Something like this goes on most places. It’s a time-honored tradition in Ridgefield.

Today students from East Ridge Middle School are the concern. They have been for decades. But Ridgefielders who grew up here in the ’50s, ’60s and early ’70s can remember days when students from the old high school on East Ridge would flood the town after school, annoying adults and troubling merchants. A series of spots served as the central gathering place: Squash’s in the days when it had a soda fountain, later a restaurant called The Family Room, located where Steve’s Bagels is today.

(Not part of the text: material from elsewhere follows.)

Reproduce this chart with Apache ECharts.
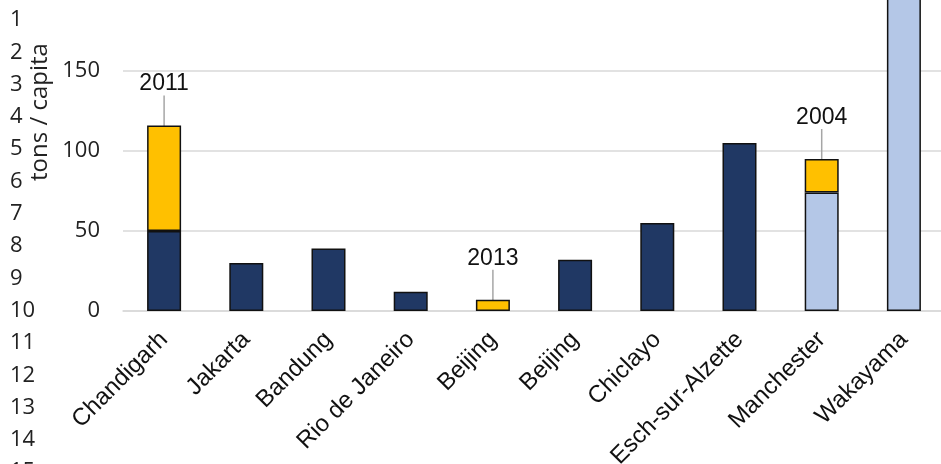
<!DOCTYPE html>
<html>
<head>
<meta charset="utf-8">
<script src="https://cdn.jsdelivr.net/npm/echarts@6/dist/echarts.min.js"></script>
<style>
  html, body { margin: 0; padding: 0; background: #fff; }
  #chart { width: 941px; height: 464px; }
</style>
</head>
<body>
<div id="chart"></div>
<script>
// Cities along the horizontal axis
const cities = ['Chandigarh', 'Jakarta', 'Bandung', 'Rio de Janeiro', 'Beijing',
  'Beijing', 'Chiclayo', 'Esch-sur-Alzette', 'Manchester', 'Wakayama'];

// Stacked components, tons / capita
const darkValues   = [50, 30, 39, 12, null, 32, 55, 105, null, null];
const lightValues  = [null, null, null, null, null, null, null, null, 74, 230];
const yellowValues = [66, null, null, null, 7, null, null, null, 21, null];

// Year annotations above the stacked tops
const yearLabels = ['2011', '', '', '', '2013', '', '', '', '2004', ''];

// Value axis ticks
const yTicks = [0, 50, 100, 150];

// Spreadsheet row numbers along the left edge
const rowNumbers = ['1', '2', '3', '4', '5', '6', '7', '8', '9', '10', '11', '12', '13', '14', '15'];

const chart = echarts.init(document.getElementById('chart'));

const border = { borderColor: '#111', borderWidth: 1.5 };

const rowGraphics = rowNumbers.map((t, i) => ({
  type: 'text',
  x: 10,
  y: 20 + i * 32.3,
  style: { text: t, fontFamily: 'Open Sans', fontSize: 22, fill: '#222', verticalAlign: 'middle' }
}));

chart.setOption({
  animation: false,
  backgroundColor: '#fff',
  grid: { left: 123, right: -4, top: -9, bottom: 153, containLabel: false, outerBoundsMode: 'none' },
  xAxis: {
    type: 'category',
    data: cities,
    boundaryGap: true,
    axisTick: { show: false },
    axisLine: { show: true, lineStyle: { color: '#d9d9d9', width: 1.5 } },
    axisLabel: {
      rotate: 45,
      interval: 0,
      margin: 25,
      fontFamily: 'Liberation Sans',
      fontSize: 24,
      color: '#111'
    }
  },
  yAxis: {
    type: 'value',
    min: 0,
    max: 200,
    interval: 50,
    axisLine: { show: false },
    axisTick: { show: false },
    splitLine: { lineStyle: { color: '#d9d9d9', width: 1.5 } },
    axisLabel: {
      margin: 23,
      fontFamily: 'Open Sans',
      fontSize: 22,
      color: '#222',
      formatter: v => (yTicks.indexOf(v) >= 0 ? String(v) : '')
    }
  },
  graphic: [
    ...rowGraphics,
    {
      type: 'text',
      x: 40,
      y: 112,
      rotation: Math.PI / 2,
      style: {
        text: 'tons / capita',
        fontFamily: 'Open Sans',
        fontSize: 24,
        fill: '#222',
        align: 'center',
        verticalAlign: 'middle'
      }
    }
  ],
  series: [
    {
      name: 'dark',
      type: 'bar',
      stack: 'total',
      barWidth: 34,
      data: darkValues,
      itemStyle: Object.assign({ color: '#203864' }, border)
    },
    {
      name: 'light',
      type: 'bar',
      stack: 'total',
      barWidth: 34,
      data: lightValues,
      itemStyle: Object.assign({ color: '#b4c7e7' }, border)
    },
    {
      name: 'yellow',
      type: 'bar',
      stack: 'total',
      barWidth: 34,
      data: yellowValues,
      itemStyle: Object.assign({ color: '#ffc000' }, border),
      label: {
        show: true,
        position: 'top',
        distance: 0,
        padding: [0, 0, 7, 0],
        fontFamily: 'Liberation Sans',
        fontSize: 23,
        color: '#111',
        formatter: p => yearLabels[p.dataIndex]
      },
      labelLayout: { dy: -23 },
      labelLine: { show: true, lineStyle: { color: '#a6a6a6', width: 1.5 } }
    }
  ]
});
</script>
</body>
</html>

The town’s decision to build the “new” high school out on North Salem Road, miles out of town, was widely believed to have been motivated by a desire to end of the after-school invasion of the village.

Writing about the Fridays on Main initiative in The Press last week, Dr. Carol Mahlstedt of Project Resilience said of the middle schoolers: “Learning how to socialize in less structured social situations is an important developmental step for them…” This seems even more true today. Kids growing up in Ridgefield are so often shuttled from one adult-run improvement program to another — sports practices, play rehearsals, music and dance, enrichment programs, tutoring and test prep. When they aren’t in a program, kids too often opt for the semi-isolation offered by the computer or smartphone screen.

Friday’s on Main strives for a nice balance of adult support and freedom for the young — kids agree to a code of conduct, and should feel some sense of ownership. They drop their backpacks at the church barn, get a snack, and head into town, returning to be picked up by parents.

To succeed it will need participation by the kids, and support — and patience — from the adults.